Looking back on this year’s Freshers’ week, most of us will remember a crazy, fun and enjoyable experience. Yet there are some people who will have had difficulty finding their place in all the excitement. Some students don’t instantly bond with their new flatmates. Some students feel too old for the whole experience. And if you’re a student with children, well, you’d be forgiven for thinking you have no place in Freshers’ week. It can be a daunting and lonely experience that effectively isolates students from mainstream student life. The purpose of Freshers’ week is to welcome all students toLeeds, and show that they are part of a community that caters for them, whatever their background. It should also be a chance to experience how fun life at University can be. So when we access the success of Freshers’ week it is important to ask whether all our students feel welcomed and included.

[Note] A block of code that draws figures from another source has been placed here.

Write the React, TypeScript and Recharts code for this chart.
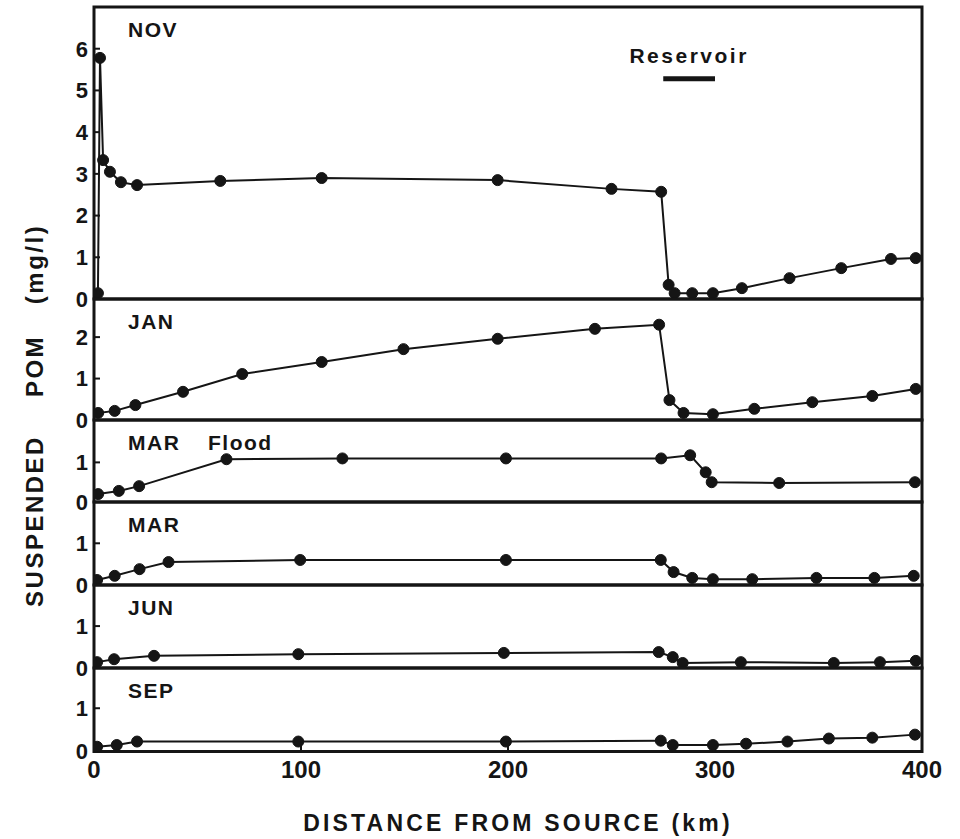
import React from "react";
import { LineChart, Line, XAxis, YAxis, ReferenceArea, ReferenceLine } from "recharts";

const INK = "#151515";
const FONT = '"Liberation Sans", Arial, sans-serif';

const xTicks = [0, 100, 200, 300, 400];

// suspended POM (mg/l) vs distance from source (km), one pair per survey
const novKm = [1.9, 2.9, 4.4, 7.7, 13, 20.8, 61, 110, 195, 250, 274, 277.6, 280.5, 289, 299, 313, 336, 361, 385, 397];
const novPom = [0.14, 5.78, 3.33, 3.05, 2.8, 2.73, 2.83, 2.9, 2.85, 2.64, 2.57, 0.34, 0.14, 0.14, 0.14, 0.26, 0.5, 0.74, 0.96, 0.98];

const janKm = [2, 10, 20, 43, 71.6, 110, 149.5, 195, 242, 273, 278, 284.8, 299, 319, 347, 376, 397];
const janPom = [0.17, 0.22, 0.36, 0.68, 1.11, 1.4, 1.71, 1.96, 2.2, 2.3, 0.48, 0.17, 0.14, 0.27, 0.43, 0.58, 0.75];

const marFloodKm = [2, 12, 21.8, 64, 120, 199, 274, 288, 295.5, 298.4, 331, 396.6];
const marFloodPom = [0.2, 0.28, 0.4, 1.08, 1.1, 1.1, 1.1, 1.18, 0.75, 0.5, 0.48, 0.5];

const marKm = [1.5, 10, 22, 36, 99.6, 199, 273.8, 280, 289, 299, 318, 349, 377, 396];
const marPom = [0.12, 0.22, 0.38, 0.55, 0.6, 0.6, 0.6, 0.31, 0.17, 0.14, 0.14, 0.17, 0.17, 0.22];

const junKm = [1.5, 9.7, 29, 98.7, 198, 272.8, 279.6, 284.4, 312.5, 357.4, 379.7, 397];
const junPom = [0.14, 0.21, 0.29, 0.33, 0.36, 0.38, 0.26, 0.12, 0.14, 0.12, 0.14, 0.17];

const sepKm = [1.5, 11, 20.8, 98.7, 199, 273.8, 279.6, 299, 315, 335, 355, 376, 396.6];
const sepPom = [0.11, 0.15, 0.23, 0.23, 0.23, 0.25, 0.15, 0.15, 0.18, 0.23, 0.3, 0.32, 0.39];

const reservoirFrom = 275;
const reservoirTo = 300;
const reservoirLevel = 5.28;

type PanelDef = {
  label: string;
  note?: string;
  km: number[];
  pom: number[];
  max: number;
  yTicks: number[];
  top: number;
  bottom: number;
};

const panels: PanelDef[] = [
  { label: "NOV", km: novKm, pom: novPom, max: 7, yTicks: [0, 1, 2, 3, 4, 5, 6], top: 7, bottom: 299 },
  { label: "JAN", km: janKm, pom: janPom, max: 2.92, yTicks: [0, 1, 2], top: 299, bottom: 420 },
  { label: "MAR", note: "Flood", km: marFloodKm, pom: marFloodPom, max: 2.07, yTicks: [0, 1], top: 420, bottom: 502 },
  { label: "MAR", km: marKm, pom: marPom, max: 1.99, yTicks: [0, 1], top: 502, bottom: 585 },
  { label: "JUN", km: junKm, pom: junPom, max: 1.98, yTicks: [0, 1], top: 585, bottom: 668 },
  { label: "SEP", km: sepKm, pom: sepPom, max: 1.93, yTicks: [0, 1], top: 668, bottom: 751.5 },
];

const PAD = 3;
const BELOW = 16; // room for the "0" label that hangs under each panel

function Panel({ p, index }: { p: PanelDef; index: number }) {
  const last = index === panels.length - 1;
  const data = p.km.map((km, i) => ({ km, pom: p.pom[i] }));
  const plotH = p.bottom - p.top;
  const axisH = last ? 44 : 0;
  return (
    <div style={{ position: "absolute", left: 0, top: p.top - PAD }}>
      <LineChart
        width={960}
        height={plotH + PAD + BELOW + axisH}
        data={data}
        margin={{ top: PAD, right: 38, bottom: BELOW, left: 0 }}
      >
        <XAxis
          dataKey="km"
          type="number"
          domain={[0, 400]}
          ticks={xTicks}
          interval={0}
          allowDataOverflow
          axisLine={false}
          tickSize={-6}
          tickMargin={15}
          tickLine={{ stroke: INK, strokeWidth: 2 }}
          height={axisH}
          tick={
            last
              ? { fontSize: 24, fill: INK, fontFamily: FONT, fontWeight: 700 }
              : false
          }
        />
        <YAxis
          type="number"
          domain={[0, p.max]}
          ticks={p.yTicks}
          interval={0}
          allowDataOverflow
          width={94}
          axisLine={false}
          tickSize={-6}
          tickMargin={12}
          tickLine={{ stroke: INK, strokeWidth: 2 }}
          tick={{ fontSize: 22, fill: INK, fontFamily: FONT, fontWeight: 700 }}
        />
        <ReferenceArea
          x1={0}
          x2={400}
          y1={0}
          y2={p.max}
          fill="none"
          stroke={INK}
          strokeWidth={3}
          ifOverflow="visible"
        />
        {index === 0 && (
          <ReferenceLine
            segment={[
              { x: reservoirFrom, y: reservoirLevel },
              { x: reservoirTo, y: reservoirLevel },
            ]}
            stroke={INK}
            strokeWidth={5}
            label={{
              value: "Reservoir",
              position: "top",
              offset: 16,
              fill: INK,
              fontSize: 21,
              fontWeight: 700,
              fontFamily: FONT,
              letterSpacing: 2.5,
            }}
          />
        )}
        <Line
          type="linear"
          dataKey="pom"
          stroke={INK}
          strokeWidth={2}
          dot={{ r: 5.5, fill: INK, stroke: INK, strokeWidth: 1 }}
          activeDot={false}
          isAnimationActive={false}
        />
      </LineChart>
    </div>
  );
}

export default function App() {
  const textStyle = { fontFamily: FONT, fontWeight: 700, fill: INK } as const;
  return (
    <div
      style={{
        position: "absolute",
        left: 0,
        top: 0,
        width: 960,
        height: 839,
        background: "#fff",
        overflow: "hidden",
      }}
    >
      {panels.map((p, i) => (
        <Panel key={i} p={p} index={i} />
      ))}
      <svg
        width={960}
        height={839}
        style={{ position: "absolute", left: 0, top: 0, pointerEvents: "none" }}
      >
        {panels.map((p, i) => (
          <g key={i}>
            <text x={128} y={p.top + 30} fontSize={21} letterSpacing={1.5} {...textStyle}>
              {p.label}
            </text>
            {p.note && (
              <text x={208} y={p.top + 30} fontSize={21} letterSpacing={1.5} {...textStyle}>
                {p.note}
              </text>
            )}
          </g>
        ))}
        <text x={518} y={831} fontSize={23} letterSpacing={3.2} textAnchor="middle" {...textStyle}>
          DISTANCE FROM SOURCE (km)
        </text>
        <text x={43} y={264} fontSize={24} letterSpacing={2.5} textAnchor="middle" transform="rotate(-90 43 264)" {...textStyle}>
          (mg/l)
        </text>
        <text x={43} y={366} fontSize={24} letterSpacing={2.5} textAnchor="middle" transform="rotate(-90 43 366)" {...textStyle}>
          POM
        </text>
        <text x={43} y={521} fontSize={24} letterSpacing={2.5} textAnchor="middle" transform="rotate(-90 43 521)" {...textStyle}>
          SUSPENDED
        </text>
      </svg>
    </div>
  );
}
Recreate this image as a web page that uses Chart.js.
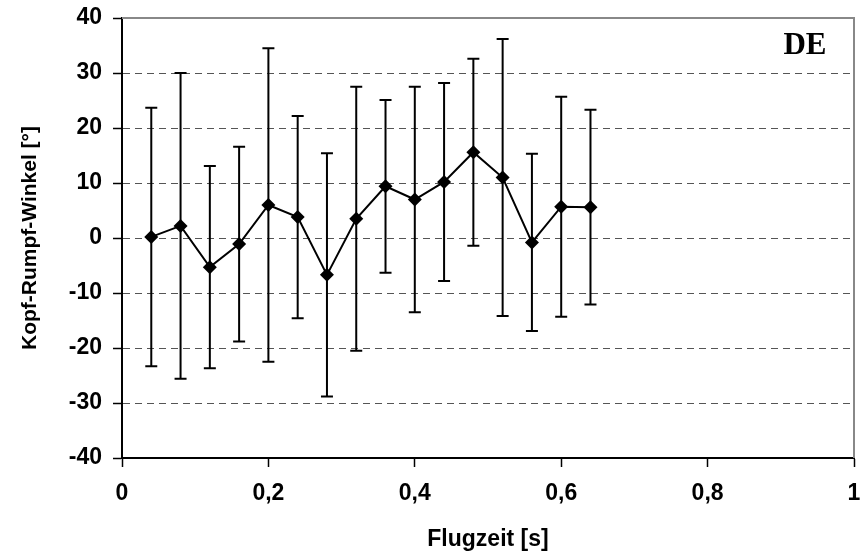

Luckily, a lot of this is done already through our Union’s executive officers. We know that Charlie Hopper, as Equality and Diversity Officer has done exceptional work to involve International Students by setting up events where they can meet new people, such as ‘Global Cafe.’ We also know that the Welfare Officer Katie Siddall is there to make sure students with personal difficulties get the help and support they need, even when they feel as if they have nowhere else to go.
However, it is not solely the responsibility of the Unionto help these students feel included. During Freshers’ week, the whole student population has a responsibility to look out for one another. If you’re having a brilliant time, that’s fantastic, but keep an eye out on your new colleagues to make sure they are too. It doesn’t take much effort to notice when someone doesn’t feel included, but neither does helping them out when they struggle to fit in. A little effort to help and support each other can make everyone’s week a lot easier. But more than that, it’ll set us up for a fantastic year too.
For those students who may have felt a little left out during this year’s Freshers’ week, it is important to remember that the ‘Freshers’ experience’ isn’t the be all and end all of student life. As a third year student I can confidently say from my own experiences that Freshers will probably have much more fun at university once they’ve settled in properly and made some more solid friendships than the ones made during the first week. Don’t worry if Freshers’ week didn’t live up to the hype, there’s plenty more time to enjoy student life and plenty of support available if ever it is needed.